#### [SHORT TASK]
Each line containing the word "that" needs to be copied.

start

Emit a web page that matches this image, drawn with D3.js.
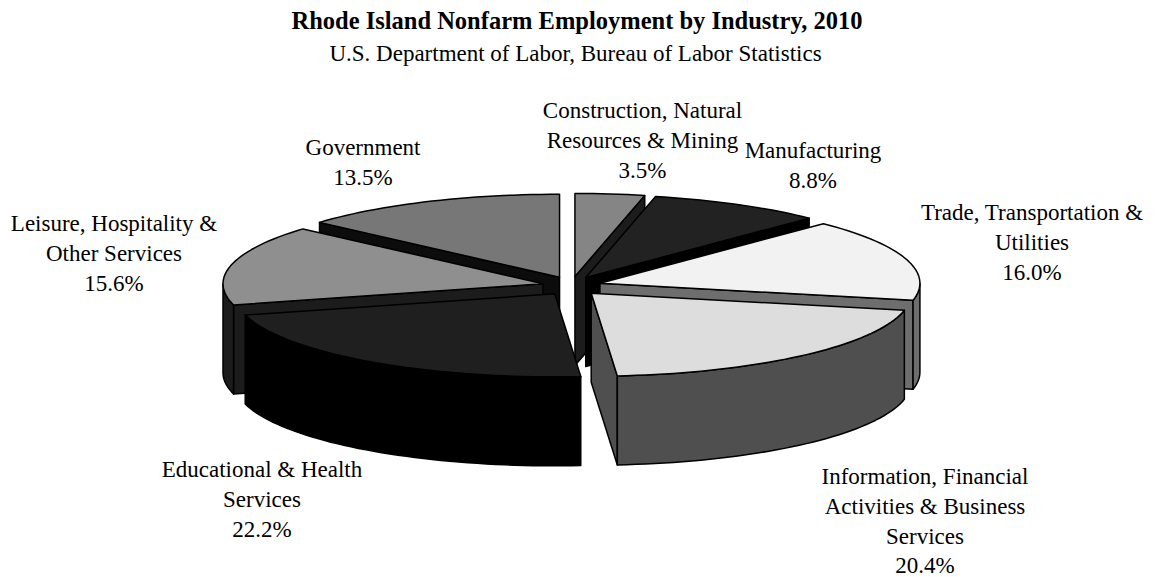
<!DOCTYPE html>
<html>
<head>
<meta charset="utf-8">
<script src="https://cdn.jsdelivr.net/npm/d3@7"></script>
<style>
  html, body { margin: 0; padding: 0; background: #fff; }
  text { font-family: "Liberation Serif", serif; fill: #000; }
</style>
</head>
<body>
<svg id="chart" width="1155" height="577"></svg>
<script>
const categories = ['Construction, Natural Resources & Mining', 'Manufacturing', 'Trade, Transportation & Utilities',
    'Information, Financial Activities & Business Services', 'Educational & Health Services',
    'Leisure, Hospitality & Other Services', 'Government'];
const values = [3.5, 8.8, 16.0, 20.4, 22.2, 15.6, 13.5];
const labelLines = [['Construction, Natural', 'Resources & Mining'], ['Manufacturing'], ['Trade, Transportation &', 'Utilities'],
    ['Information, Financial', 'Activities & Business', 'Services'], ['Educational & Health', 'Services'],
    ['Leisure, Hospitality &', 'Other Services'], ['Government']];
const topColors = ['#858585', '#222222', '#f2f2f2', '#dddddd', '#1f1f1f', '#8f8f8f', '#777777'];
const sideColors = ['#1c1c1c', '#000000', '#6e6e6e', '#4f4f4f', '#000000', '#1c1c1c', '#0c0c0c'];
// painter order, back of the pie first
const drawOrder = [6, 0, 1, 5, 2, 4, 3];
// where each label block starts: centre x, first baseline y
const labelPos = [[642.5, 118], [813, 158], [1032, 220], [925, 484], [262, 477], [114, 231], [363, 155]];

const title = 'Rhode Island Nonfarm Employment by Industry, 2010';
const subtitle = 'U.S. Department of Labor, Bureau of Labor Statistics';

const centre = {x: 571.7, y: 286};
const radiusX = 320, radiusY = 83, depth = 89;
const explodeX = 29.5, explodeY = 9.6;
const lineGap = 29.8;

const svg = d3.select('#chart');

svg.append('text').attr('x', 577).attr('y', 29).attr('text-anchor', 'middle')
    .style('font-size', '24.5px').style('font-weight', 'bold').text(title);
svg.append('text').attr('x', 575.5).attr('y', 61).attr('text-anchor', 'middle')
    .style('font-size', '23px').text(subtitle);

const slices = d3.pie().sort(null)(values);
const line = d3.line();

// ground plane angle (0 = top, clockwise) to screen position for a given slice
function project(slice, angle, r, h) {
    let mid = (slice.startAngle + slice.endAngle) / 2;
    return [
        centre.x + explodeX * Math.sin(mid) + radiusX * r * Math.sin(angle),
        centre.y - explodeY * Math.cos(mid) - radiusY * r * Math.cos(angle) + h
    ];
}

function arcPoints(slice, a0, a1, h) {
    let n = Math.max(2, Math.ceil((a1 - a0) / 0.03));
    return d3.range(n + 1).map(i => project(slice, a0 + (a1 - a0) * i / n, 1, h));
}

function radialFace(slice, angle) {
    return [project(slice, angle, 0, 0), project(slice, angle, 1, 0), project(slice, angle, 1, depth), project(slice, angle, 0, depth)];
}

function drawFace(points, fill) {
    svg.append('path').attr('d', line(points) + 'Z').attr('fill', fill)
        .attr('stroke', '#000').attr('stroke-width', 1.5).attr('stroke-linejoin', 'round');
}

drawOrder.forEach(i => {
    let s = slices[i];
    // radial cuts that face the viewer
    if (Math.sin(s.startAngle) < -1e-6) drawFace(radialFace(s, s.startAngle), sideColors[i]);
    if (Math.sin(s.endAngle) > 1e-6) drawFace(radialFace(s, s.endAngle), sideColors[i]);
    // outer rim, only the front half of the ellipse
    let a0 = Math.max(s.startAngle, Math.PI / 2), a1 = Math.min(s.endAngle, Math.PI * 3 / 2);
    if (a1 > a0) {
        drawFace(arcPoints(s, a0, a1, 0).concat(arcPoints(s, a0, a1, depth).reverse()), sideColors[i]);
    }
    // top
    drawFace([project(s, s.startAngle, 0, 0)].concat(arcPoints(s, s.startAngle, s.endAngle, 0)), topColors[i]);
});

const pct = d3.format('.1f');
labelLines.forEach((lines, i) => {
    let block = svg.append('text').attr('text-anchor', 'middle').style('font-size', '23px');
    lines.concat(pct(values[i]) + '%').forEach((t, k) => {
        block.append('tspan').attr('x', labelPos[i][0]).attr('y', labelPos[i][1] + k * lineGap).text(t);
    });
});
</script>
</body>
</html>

end

#### [REPLY TO THE EXERCISE]
Emit a web page that matches this image, drawn with D3.js.
    // radial cuts that face the viewer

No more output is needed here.